Summary: Touch is a vital sense, yet the brain processes active and passive touch using distinct pathways. In mice, researchers found that different regions of the thalamus—the brain’s sensory hub—respond uniquely depending on whether the animal actively explored with its whiskers or passively received a touch.
While one part of the thalamus was engaged in both types of touch, the posterior medial thalamus primarily responded to passive stimuli, especially when those touches were unexpected. This separation likely helps animals interpret and react appropriately to environmental cues, including potential threats.
Key Facts:
- Distinct Pathways: Active and passive touch are processed in different thalamic regions.
- POm Sensitivity: The posterior medial thalamus is especially reactive to passive and unexpected touches.
- Behavioral Insight: Separating touch types may help animals distinguish between self-directed actions and external threats.
Source: PLOS
Though the sense of touch underlies how we and most other animals interact with the world around us, much remains unknown about how this sense is processed in the brain.

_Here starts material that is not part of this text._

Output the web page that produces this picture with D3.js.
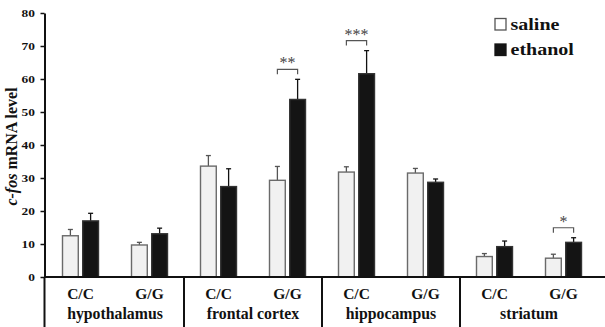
<!DOCTYPE html>
<html>
<head>
<meta charset="utf-8">
<script src="https://cdn.jsdelivr.net/npm/d3@7"></script>
<style>
  body { margin: 0; background: #fff; }
  svg text { font-family: "Liberation Serif", "DejaVu Serif", "Times New Roman", serif; font-weight: bold; }
</style>
</head>
<body>
<div id="chart"></div>
<script>
// data
const regions = ['hypothalamus', 'frontal cortex', 'hippocampus', 'striatum'];
const genotypes = ['C/C', 'G/G'];
const series = ['saline', 'ethanol'];
const salineMean = [12.5, 9.7, 33.6, 29.3, 31.8, 31.5, 6.2, 5.7];
const salineSem = [1.9, 0.8, 3.2, 4.2, 1.6, 1.4, 0.9, 1.2];
const ethanolMean = [17.0, 13.1, 27.4, 53.8, 61.6, 28.7, 9.2, 10.5];
const ethanolSem = [2.3, 1.7, 5.4, 6.1, 7.0, 1.0, 1.7, 1.4];
const significance = ['', '', '', '**', '***', '', '', '*'];
const yTicks = [0, 10, 20, 30, 40, 50, 60, 70, 80];

const width = 605, height = 327;
const margin = {left: 44.5, top: 13, base: 277};
const colors = {saline: '#f1f1f1', ethanol: '#141414'};
const strokes = {saline: '#6a6a6a', ethanol: '#333'};

let svg = d3.select('#chart').append('svg')
    .attr('width', width)
    .attr('height', height);

// one slot per region/genotype pair
let pairs = [];
regions.forEach((r, i) => {
  genotypes.forEach((g, j) => {
    pairs.push({region: r, genotype: g, idx: i * genotypes.length + j});
  });
});

let xScale = d3.scaleBand()
    .domain(pairs.map(d => d.idx))
    .range([46, 598]);

let xSub = d3.scaleBand()
    .domain(series)
    .range([16.5, 52.5])
    .paddingInner(0.22);

let yScale = d3.scaleLinear()
    .domain([0, 80])
    .range([margin.base, margin.top]);

let bars = [];
pairs.forEach((p) => {
  bars.push({idx: p.idx, s: 'saline', v: salineMean[p.idx], e: salineSem[p.idx]});
  bars.push({idx: p.idx, s: 'ethanol', v: ethanolMean[p.idx], e: ethanolSem[p.idx]});
});

let barMid = d => xScale(d.idx) + xSub(d.s) + xSub.bandwidth() / 2;

// error bars (upper only)
let errs = svg.append('g').selectAll('g')
    .data(bars)
  .enter().append('g')
    .attr('stroke', d => d.s == 'saline' ? '#555' : '#111')
    .attr('stroke-width', 1.3);

errs.append('line')
    .attr('x1', barMid)
    .attr('x2', barMid)
    .attr('y1', d => yScale(d.v))
    .attr('y2', d => yScale(d.v + d.e));

errs.append('line')
    .attr('x1', d => barMid(d) - 2.5)
    .attr('x2', d => barMid(d) + 2.5)
    .attr('y1', d => yScale(d.v + d.e))
    .attr('y2', d => yScale(d.v + d.e));

// bars
svg.append('g').selectAll('rect')
    .data(bars)
  .enter().append('rect')
    .attr('x', d => xScale(d.idx) + xSub(d.s))
    .attr('y', d => yScale(d.v))
    .attr('width', xSub.bandwidth())
    .attr('height', d => yScale(0) - yScale(d.v))
    .attr('fill', d => colors[d.s])
    .attr('stroke', d => strokes[d.s])
    .attr('stroke-width', 1.4);

// significance brackets
let sig = pairs.filter(p => significance[p.idx]);
let sigG = svg.append('g').selectAll('g')
    .data(sig)
  .enter().append('g');

function bracketY(p) {
  return yScale(ethanolMean[p.idx] + ethanolSem[p.idx]) - 10;
}

sigG.append('path')
    .attr('fill', 'none')
    .attr('stroke', '#555')
    .attr('stroke-width', 1.2)
    .attr('d', (p) => {
      let x1 = barMid({idx: p.idx, s: 'saline'});
      let x2 = barMid({idx: p.idx, s: 'ethanol'});
      let y = bracketY(p);
      return 'M' + x1 + ',' + (y + 5) + 'V' + y + 'H' + x2 + 'V' + (y + 5);
    });

sigG.append('text')
    .attr('x', p => xScale(p.idx) + xScale.bandwidth() / 2)
    .attr('y', p => bracketY(p) - 1)
    .attr('text-anchor', 'middle')
    .attr('font-size', 16)
    .style('font-weight', 'normal')
    .attr('fill', '#444')
    .text(p => significance[p.idx]);

// y axis
let yAxis = svg.append('g')
    .attr('transform', 'translate(' + margin.left + ',0)')
    .call(d3.axisLeft(yScale).tickValues(yTicks).tickSize(4).tickSizeOuter(0));

yAxis.select('.domain').attr('stroke', '#111').attr('stroke-width', 2);
yAxis.selectAll('.tick line').attr('stroke', '#111').attr('stroke-width', 1.5);
yAxis.selectAll('.tick text')
    .attr('x', 0)
    .attr('font-size', 11)
    .attr('fill', '#111')
    .attr('transform', 'translate(-9.5,0) scale(1.22,1)');

// axis extension below zero
svg.append('line')
    .attr('x1', margin.left).attr('x2', margin.left)
    .attr('y1', yScale(0)).attr('y2', height)
    .attr('stroke', '#111').attr('stroke-width', 2);

// baseline
svg.append('line')
    .attr('x1', margin.left).attr('x2', width)
    .attr('y1', yScale(0)).attr('y2', yScale(0))
    .attr('stroke', '#111').attr('stroke-width', 2);

// region separators
svg.append('g').selectAll('line')
    .data(regions.slice(1))
  .enter().append('line')
    .attr('x1', (d, i) => xScale((i + 1) * genotypes.length))
    .attr('x2', (d, i) => xScale((i + 1) * genotypes.length))
    .attr('y1', yScale(0))
    .attr('y2', height)
    .attr('stroke', '#111')
    .attr('stroke-width', 2);

// genotype labels
svg.append('g').selectAll('text')
    .data(pairs)
  .enter().append('text')
    .attr('x', p => xScale(p.idx) + xScale.bandwidth() / 2)
    .attr('y', 298.5)
    .attr('text-anchor', 'middle')
    .attr('font-size', 15.5)
    .attr('fill', '#111')
    .text(p => p.genotype);

// region labels
svg.append('g').selectAll('text')
    .data(regions)
  .enter().append('text')
    .attr('x', (d, i) => xScale(i * genotypes.length) + xScale.bandwidth())
    .attr('y', 318.5)
    .attr('text-anchor', 'middle')
    .attr('font-size', 15.8)
    .attr('fill', '#111')
    .text(d => d);

// y title
let title = svg.append('text')
    .attr('transform', 'translate(17,146.5) rotate(-90)')
    .attr('text-anchor', 'middle')
    .attr('font-size', 16)
    .attr('fill', '#111');
title.append('tspan').style('font-style', 'italic').text('c-fos');
title.append('tspan').text(' mRNA level');

// legend
let legend = svg.append('g').selectAll('g')
    .data(series)
  .enter().append('g')
    .attr('transform', (d, i) => 'translate(495,' + (18.5 + i * 25.5) + ')');

legend.append('rect')
    .attr('width', 11)
    .attr('height', 11.5)
    .attr('fill', d => d == 'saline' ? '#fff' : colors[d])
    .attr('stroke', d => d == 'saline' ? '#555' : colors[d])
    .attr('stroke-width', 1.3);

legend.append('text')
    .attr('transform', 'translate(15.5,11) scale(1.25,1)')
    .attr('font-size', 16)
    .attr('fill', '#111')
    .text(d => d);
</script>
</body>
</html>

Researchers from Heidelberg University and Ludwig Maximillan University Munich in Germany measured the neuronal activity differences between active touch and passive touch in mice.
As reported April 8th in the open-access journal, PLOS Biology, the researchers find that active and passive touch are processed by different pathways in the brain.
Active touch can be thought of as grabbing something with your hand, while passive touch would be something brushing against you. Mice, as well as many other animals, use their whiskers to sense the world around them, much like how we use our fingertips.
To actively touch something, mice move their whiskers around, “whisking” the object they are investigating. They also passively sense touch through their whiskers when an object touches them.
The researchers measured whisker movement and neuronal activity in the mice, focusing on the thalamus, the part of the brain that processes all senses except for smell. The mice either actively interacted with an object or the researchers delivered a puff of air to passively stimulate the whiskers.
The baseline activity of the thalamus was generally higher before the mice engaged in active touching, and one part of the thalamus responded to both active and passive touch. However, another part called the posterior medial thalamus primarily responded to passive touch.
This region also had the highest activity when long intervals had passed between puffs of air, which the researchers propose may be connected to the mouse’s surprise at the touch.
Touch is important for many essential activities from finding food to social interaction. Passive touch, in particular, can also help animals sense danger, such as a predator lurking nearby.
Processing these types of touch in different regions of the brain may allow animals to respond quickly and appropriately in their natural environments.
The authors add, “Being touched and touching something can lead to the same primary sensation but mean entirely different things. We explored how active and passive touch are represented differently in the brain and find that the higher-order thalamus (POm) strongly differentiates these situations.”
About this tactile perception and neuroscience research news
Author: Claire Turner
Source: PLOS
Contact: Claire Turner – PLOS
Image: The image is credited to Neuroscience News
Original Research: Open access.
“Active and passive touch are differentially represented in the mouse somatosensory thalamus” by Anton Sumser et al. PLOS Biology
Abstract
Active and passive touch are differentially represented in the mouse somatosensory thalamus
Active and passive sensing strategies are integral to an animal’s behavioral repertoire. Nevertheless, there is a lack of information regarding the neuronal circuitry that underpins these strategies, particularly at the thalamus level.
We evaluated how active versus passive whisker deflections are represented in single neurons of the ventral posteromedial thalamus (VPM) and the posterior medial thalamus (POm) in awake mice. These are the first- and higher-order thalamic nuclei of the whisker system, respectively.
VPM neurons robustly responded to both active and passive whisker deflections, while POm neurons showed a preference for passive deflections and responded poorly to active touches.
This response disparity could not be explained by stimulus kinematics and only in part by the animal’s voluntary whisking state. In contrast, cortical activity significantly influenced POm’s responses to passive touch.
Inhibition of the barrel cortex strongly attenuated whisker responses in POm and simultaneously increased the whisking phase coding. This suggests that POm receives touch information from the cortex which strongly adapts and is gated by rare events.
Together, these findings suggest two thalamic relay streams, where VPM robustly relays both active and passive deflection, while POm’s sensitivity requires top-down cortical involvement to signal salient events such as unexpected deflections, originating in the environment.